Abwägungsfrage “Was wiegt schwerer? Denkmalschutz oder Pädagogik?”
So ein Unsinn. Die beiden Punkte stehen überhaupt nicht gegeneinander. Ein Erhalt so eines markanten Gebäudes, wie es die Anna-Lindh-Schule ist, hilft nicht nur der Umwelt (Sitchwort: graue Energie), er kann auch sehr identitätstiftend sein. Die Schüler sollen schließlich Lust haben, in die Schule zu kommen und es stünde dem Land und Bezirk gut, zu vermitteln, dass das Gebaute einen Wert an sich hat. Ein schnell dahingeworfener Neubau kann das genaue Gegenteil befördern. Und bei aller Liebe: Im Neubau geht es mit den Schadstoffen leider erst so richtig los… Dazu kommen die extrem steigenden Kosten im Neubau (Ende nicht in Sicht und daher auch kaum kalkulierbar im Moment), Kosten für den Abbruch, Materialmangel an allen Enden (ergo Verzögerungen im Bau) und schlechte Organisation der Verantwortlichen Behörden (noch einmal Verzögerungen).

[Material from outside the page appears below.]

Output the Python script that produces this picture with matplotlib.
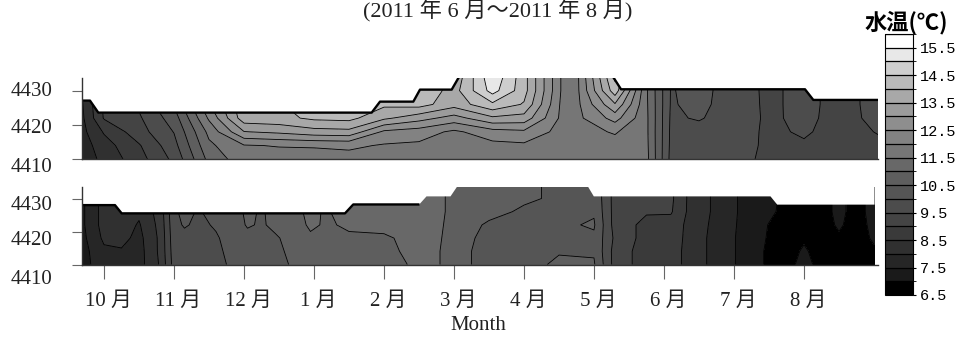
import numpy as np
import matplotlib.pyplot as plt
from matplotlib.colors import ListedColormap, BoundaryNorm
from matplotlib.cm import ScalarMappable
from matplotlib.transforms import ScaledTranslation

plt.rcParams['font.family'] = ['Liberation Serif', 'Noto Sans CJK JP']

# x = months from the October tick (0 = 10月), y = elevation (m)
months = ['10 月', '11 月', '12 月', '1 月', '2 月', '3 月', '4 月', '5 月', '6 月', '7 月', '8 月']
month_pos = np.arange(len(months))
levels = np.arange(6.5, 16.01, 0.5)
elev = [4410, 4414, 4418, 4422, 4426, 4430, 4434]

# upper section, temperature (deg C) at each sample column
top_x = [-0.314, 0.0, 0.5, 1.0, 1.5, 2.0, 2.5, 3.0, 3.5, 4.0, 4.5, 5.0, 5.55,
         6.0, 6.55, 6.75, 7.3, 7.75, 8.1, 8.5, 9.0, 9.5, 10.0, 10.5, 11.057]
top_4410 = [7.7, 8.14, 8.8, 9.62, 11.15, 11.8, 11.75, 11.75, 11.8, 11.8, 11.8, 11.75, 11.75,
            11.75, 11.75, 11.75, 11.75, 11.65, 9.85, 9.75, 9.65, 9.4, 9.38, 9.3, 9.35]
top_4414 = [7.75, 8.28, 8.95, 9.83, 11.39, 11.96, 12.03, 12.05, 12.1, 11.95, 11.9, 11.85, 11.85,
            11.9, 11.8, 11.78, 11.8, 11.62, 9.88, 9.78, 9.68, 9.42, 9.45, 9.33, 9.42]
top_4418 = [7.85, 8.55, 9.29, 10.02, 11.64, 12.98, 13.1, 13.3, 13.35, 12.4, 12.25, 11.9, 12.3,
            12.4, 11.8, 11.8, 12.05, 11.6, 9.9, 9.8, 9.7, 9.42, 9.55, 9.35, 9.52]
top_4422 = [7.9, 9.04, 9.43, 10.25, 12.08, 13.8, 13.85, 14.1, 14.15, 13.6, 13.2, 12.8, 13.4,
            13.3, 11.85, 11.85, 12.7, 11.6, 9.92, 10.05, 9.72, 9.43, 9.6, 9.36, 9.6]
top_4426 = [7.95, 9.1, 9.58, 10.55, 12.45, 13.9, 13.95, 14.3, 14.3, 14.1, 14.2, 13.7, 14.4,
            13.95, 11.85, 11.85, 13.45, 11.58, 9.95, 10.15, 9.72, 9.42, 9.62, 9.36, 9.62]
top_4430 = [8.0, 9.1, 9.6, 10.6, 12.55, 13.95, 13.97, 14.3, 14.3, 14.2, 14.4, 13.8, 15.2,
            14.2, 11.9, 11.85, 14.3, 11.56, 9.96, 10.2, 9.7, 9.42, 9.62, 9.36, 9.62]
top_4434 = [8.0, 9.1, 9.6, 10.6, 12.55, 13.95, 13.97, 14.3, 14.3, 14.2, 14.5, 13.6, 15.4,
            14.2, 11.9, 11.85, 14.6, 11.56, 9.96, 10.2, 9.7, 9.42, 9.62, 9.36, 9.62]
top_surf_x = [-0.314, -0.2, -0.081, 3.824, 3.943, 4.419, 4.514, 4.967, 5.086,
              7.257, 7.386, 10.014, 10.133, 11.057]
top_surf_z = [4427.1, 4427.1, 4423.6, 4423.6, 4426.8, 4426.8, 4430.3, 4430.3, 4434.5,
              4434.5, 4430.4, 4430.4, 4427.3, 4427.3]

# lower section
bot_x = [-0.314, 0.0, 0.25, 0.5, 0.8, 1.0, 1.15, 1.35, 1.6, 1.85, 2.05, 2.25, 2.45, 2.7,
         2.95, 3.15, 3.5, 4.0, 4.5, 4.75, 5.0, 5.5, 6.0, 6.5, 7.0, 7.3, 7.75, 8.1, 8.4,
         8.75, 9.2, 9.5, 9.75, 10.0, 10.25, 10.5, 10.75, 11.0]
bot_4410 = [7.3, 7.8, 7.85, 7.8, 8.55, 9.7, 9.75, 9.8, 9.85, 10.1, 10.3, 10.3, 10.35, 10.55,
            10.8, 10.8, 10.85, 10.9, 11.05, 11.1, 10.6, 10.4, 10.4, 10.55, 10.55, 9.3, 8.75, 8.7, 8.3,
            7.8, 7.3, 6.9, 6.85, 7.15, 6.85, 6.85, 6.85, 6.9]
bot_4414 = [7.3, 7.9, 7.95, 7.8, 8.6, 9.75, 9.8, 9.85, 9.9, 10.15, 10.3, 10.35, 10.4, 10.6,
            10.8, 10.85, 10.9, 10.92, 11.1, 11.1, 10.6, 10.4, 10.4, 10.48, 10.45, 9.3, 8.75, 8.7, 8.3,
            7.8, 7.3, 6.9, 6.85, 7.05, 6.85, 6.88, 6.85, 6.95]
bot_4418 = [7.35, 8.1, 8.15, 7.85, 8.6, 9.8, 9.85, 9.85, 9.95, 10.2, 10.35, 10.4, 10.45, 10.65,
            10.9, 10.9, 10.95, 10.96, 11.1, 11.15, 10.65, 10.4, 10.42, 10.45, 10.42, 9.4, 8.8, 8.75, 8.3,
            7.8, 7.3, 6.95, 6.85, 6.95, 6.85, 6.95, 6.85, 7.05]
bot_4422 = [7.4, 8.2, 8.25, 7.95, 8.65, 9.85, 10.05, 9.9, 10.05, 10.25, 10.55, 10.45, 10.6, 10.7,
            11.1, 10.95, 11.05, 11.08, 11.15, 11.2, 10.7, 10.45, 10.45, 10.42, 10.55, 9.3, 8.85, 8.8, 8.3,
            7.85, 7.3, 6.98, 6.85, 6.9, 6.85, 7.05, 6.85, 7.1]
bot_4426 = [7.4, 8.2, 8.2, 8.1, 8.7, 9.9, 10.15, 9.95, 10.2, 10.3, 10.6, 10.45, 10.65, 10.8,
            11.15, 10.95, 11.15, 11.1, 11.2, 11.2, 10.8, 10.6, 10.45, 10.4, 10.45, 9.3, 9.05, 9.05, 8.3,
            7.9, 7.3, 7.1, 6.85, 6.85, 6.85, 7.1, 6.85, 7.15]
bot_4430 = [7.4, 8.2, 8.2, 8.1, 8.7, 9.9, 10.15, 9.95, 10.2, 10.3, 10.6, 10.45, 10.65, 10.8,
            11.15, 10.95, 11.15, 11.1, 11.2, 11.2, 10.8, 10.7, 10.55, 10.45, 10.4, 9.3, 9.1, 9.1, 8.3,
            7.9, 7.3, 7.15, 6.85, 6.85, 6.85, 7.1, 6.85, 7.15]
bot_4434 = [7.4, 8.2, 8.2, 8.1, 8.7, 9.9, 10.15, 9.95, 10.2, 10.3, 10.6, 10.45, 10.65, 10.8,
            11.15, 10.95, 11.15, 11.1, 11.2, 11.2, 10.8, 10.7, 10.55, 10.45, 10.4, 9.3, 9.1, 9.1, 8.3,
            7.9, 7.3, 7.15, 6.85, 6.85, 6.85, 7.1, 6.85, 7.15]
bot_surf_x = [-0.314, 0.157, 0.253, 3.443, 3.561, 4.49, 4.6, 4.943, 5.061,
              6.886, 6.99, 9.514, 9.61, 11.0]
bot_surf_z = [4428.0, 4428.0, 4425.5, 4425.5, 4428.2, 4428.2, 4430.8, 4430.8, 4434.5,
              4434.5, 4430.8, 4430.8, 4428.3, 4428.3]

# grey ramp, black at 6.5 up to white at 16
greys = [0, 26, 38, 48, 58, 68, 76, 85, 94, 104, 118, 130, 142, 155, 168, 186, 206, 232, 255]
cmap = ListedColormap([(g / 255, g / 255, g / 255) for g in greys])
norm = BoundaryNorm(levels, cmap.N)

fig = plt.figure(figsize=(9.59, 3.41), dpi=100)
ax_top = fig.add_axes([82 / 959, 1 - 159.3 / 341, 796 / 959, 81 / 341])
ax_bot = fig.add_axes([82 / 959, 1 - 264.5 / 341, 796 / 959, 77.2 / 341])


def px_shift(dx, dy):
    return ScaledTranslation(dx / 100, -dy / 100, fig.dpi_scale_trans)


def section(ax, xs, rows, sx, sz, ytop, n_outline, label_shift):
    grid = np.array(rows)
    ax.contourf(xs, elev, grid, levels=levels, cmap=cmap, norm=norm)
    ax.contour(xs, elev, grid, levels=levels, colors='black', linewidths=0.6)
    ax.fill_between(sx, sz, 4440, color='white', lw=0, zorder=3)
    ax.plot(sx[:n_outline], sz[:n_outline], color='black', lw=1.7, zorder=4)
    ax.set_xlim(-0.314, 11.057)
    ax.set_ylim(4410, ytop)
    for s in ['top', 'right']:
        ax.spines[s].set_visible(False)
    for s in ['left', 'bottom']:
        ax.spines[s].set_color('#333333')
        ax.spines[s].set_linewidth(1.0)
        ax.spines[s].set_zorder(5)
    ax.set_yticks([4410, 4420, 4430])
    ax.tick_params(axis='y', direction='out', length=7.2, width=0.8, color='#666666',
                   labelsize=15, pad=14, labelcolor='#222222')
    for lab, dy in zip(ax.get_yticklabels(), label_shift):
        lab.set_transform(lab.get_transform() + px_shift(0, dy))


section(ax_top, top_x, [top_4410, top_4414, top_4418, top_4422, top_4426, top_4430, top_4434],
        top_surf_x, top_surf_z, 4433.6, len(top_surf_x), [6, 1, -2])
section(ax_bot, bot_x, [bot_4410, bot_4414, bot_4418, bot_4422, bot_4426, bot_4430, bot_4434],
        bot_surf_x, bot_surf_z, 4433.4, 6, [12, 6, 4])

ax_top.set_xticks([])
ax_bot.set_xticks(month_pos, months)
ax_bot.tick_params(axis='x', direction='out', length=10, width=0.8, color='#666666',
                   labelsize=15, pad=10, labelcolor='#222222')
for lab in ax_bot.get_xticklabels():
    lab.set_transform(lab.get_transform() + px_shift(4, 0))

fig.text(478 / 959, 1 - 325 / 341, 'Month', ha='center', va='center', fontsize=15, color='#222222')
fig.text(498 / 959, 1 - 11 / 341, '(2011 年 6 月～2011 年 8 月)', ha='center', va='center',
         fontsize=16, color='#222222')

# colour scale
cax = fig.add_axes([885 / 959, 1 - 295 / 341, 28 / 959, 261 / 341])
cb = fig.colorbar(ScalarMappable(norm=norm, cmap=cmap), cax=cax,
                  ticks=np.arange(6.5, 15.6, 1.0), format='%.1f')
cb.outline.set_linewidth(0.8)
for lv in levels:
    cax.axhline(lv, color='black', lw=0.9)
cax.tick_params(length=2, width=0.8, labelsize=11, pad=3)
for lab in cax.get_yticklabels():
    lab.set_family('Liberation Mono')
fig.text(906 / 959, 1 - 23 / 341, '水温(℃)', ha='center', va='center', fontsize=16,
         fontweight='bold', family=['Noto Sans CJK JP', 'DejaVu Sans'])

fig.savefig('out.png', dpi=100)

Mir sind die Gründe nicht bekannt, aber die Renickendorfer Straße wartet seit zwei Jahren auf den Baubeginn einer Schule. Liegt hier auch die Verantwortung bei der Schulstadträtin.
Gibt es denn schon eine Planung zur Sanierung? Gerade bei Gebäuden aus der Nachkriegszeit würde ich mich nicht auf pauschale Berechnungen verlassen. Ich habe aber sowieso ein bisschen den Glauben verloren: An anderer Stelle setzen sich die am Bau beteiligten für ein Abrissmoratorium ein und den Verantwortlichen fällt “mal wieder” nichts anderes ein… Die Hoffnungen liegen dann wohl bei Herrn Lederer, den ich bisher als tatsächlich als “Kulturmenschen” wahrgenommen habe und dem ich eine Zustimmung zum Abriss eigentlich nicht zutraue.

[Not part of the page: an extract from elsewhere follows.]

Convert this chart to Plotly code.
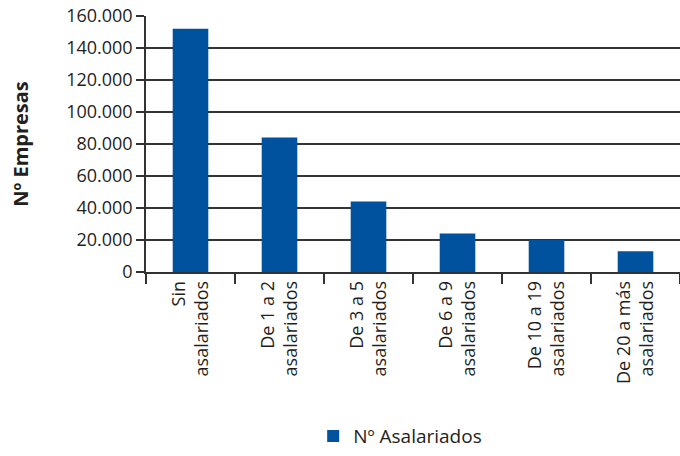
import plotly.graph_objects as go

categories = ["Sin<br>asalariados", "De 1 a 2<br>asalariados", "De 3 a 5<br>asalariados",
              "De 6 a 9<br>asalariados", "De 10 a 19<br>asalariados", "De 20 a más<br>asalariados"]
values = [152000, 84000, 44000, 24000, 20000, 13000]
series_name = "Nº Asalariados"
y_tickvals = [0, 20000, 40000, 60000, 80000, 100000, 120000, 140000, 160000]

fig = go.Figure()
fig.add_trace(go.Bar(x=categories, y=values, name=series_name,
                     marker=dict(color="#00529f", line=dict(width=0))))

font_family = "Open Sans"
txt = "#231f20"
fig.update_layout(
    width=680, height=456,
    margin=dict(l=146, r=0, t=16, b=184, autoexpand=False),
    paper_bgcolor="white", plot_bgcolor="white",
    separators=",.",
    bargap=0.6,
    showlegend=True,
    legend=dict(orientation="h", x=0.476, xanchor="center", y=-0.715, yanchor="bottom",
                font=dict(family=font_family, size=19, color=txt)),
    font=dict(family=font_family, color=txt),
)
fig.update_yaxes(range=[0, 160000], tickvals=y_tickvals, tickformat=",d",
                 showgrid=True, gridcolor="#333", gridwidth=1.5,
                 ticks="outside", ticklen=8, tickcolor="#333", tickwidth=1.5,
                 showline=True, linecolor="#333", linewidth=1.5,
                 zeroline=False, automargin=False,
                 tickfont=dict(size=18, family=font_family, color=txt),
                 title=dict(text="<b>Nº Empresas</b>", font=dict(size=20, family=font_family, color=txt),
                            standoff=32))
fig.update_xaxes(tickangle=-90, ticks="outside", tickson="boundaries", ticklen=10,
                 tickcolor="#333", tickwidth=1.5, automargin=False,
                 showline=True, linecolor="#333", linewidth=1.5,
                 tickfont=dict(size=18, family=font_family, color=txt))

fig.write_html("out.html")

Mit dem Stichwort Pädagogik bezieht sich die Stadträtin auf die sogenannte Compartmentschule. Es ist Ziel des Landes Berlin beim Neubau von der alten Flurschule (alle Klassenzimmer gehen von einem Flur ab) wegzukommen und zur Bereichsschule (inhaltlich zusammengehörende Räume, Teilungsräume und Gemeinschaftsräume nahe beieinander) zu kommen.
Den Neubau der Grundschule in der Reinickendorfer Straße verantwortet die Senatsverwaltung für Bildung.
Auch ein einflügliger Bau mit Flur kann nach Umbau einer Compartmentschule nahe kommen. Dazu braucht es fähige Planer und aufgeschlossener Bauherren. Leider habe ich bei den öffentlichen Bauherren dieser Stadt in dieser Hinsicht keine gute Erfahrungen machen dürfen (da spielt es leider auch keine Rolle, ob das BBR, die BIM oder der Bezirk baut). In entscheidende Positionen scheinen dort nur Leute zu kommen, die sich nichts zu schulden haben kommen lassen. Verantwortung wird an Projektsteuerer abgegeben, die ihrerseits nur im engen Korsett der Vorgaben und Formulare der öffentlichen Träger handeln. Da ist eine mutige Sanierung so gut wie ausgeschlossen.
Ich wage eine Prognose: Der Abriss wird kommen (vielleicht in 2 Jahren), der Neubau wird sich verzögern und die Kosten werden mind. 50% höher als zu Beginn geschätzt.
Es ist Wahlkampf. Da kommt es auf Logik nicht so an.
Auf mich wirkte es in der Sitzung nicht so, als ob bei der Frage Neubau oder Sanierungen Parteimeinungen aufeinander treffen. Ich nahm in diesem Punkt Einigkeit wahr. Entscheidend wird aus meiner Sicht die Frage, ob die aktuelle und auch der/die nächste Stadträtin alles tun, damit die eine oder andere Lösung innerhalb weniger Jahre umgesetzt wird. Denn das Ausweichquartier Saatwinkler Damm ist eine Zwischenlösung.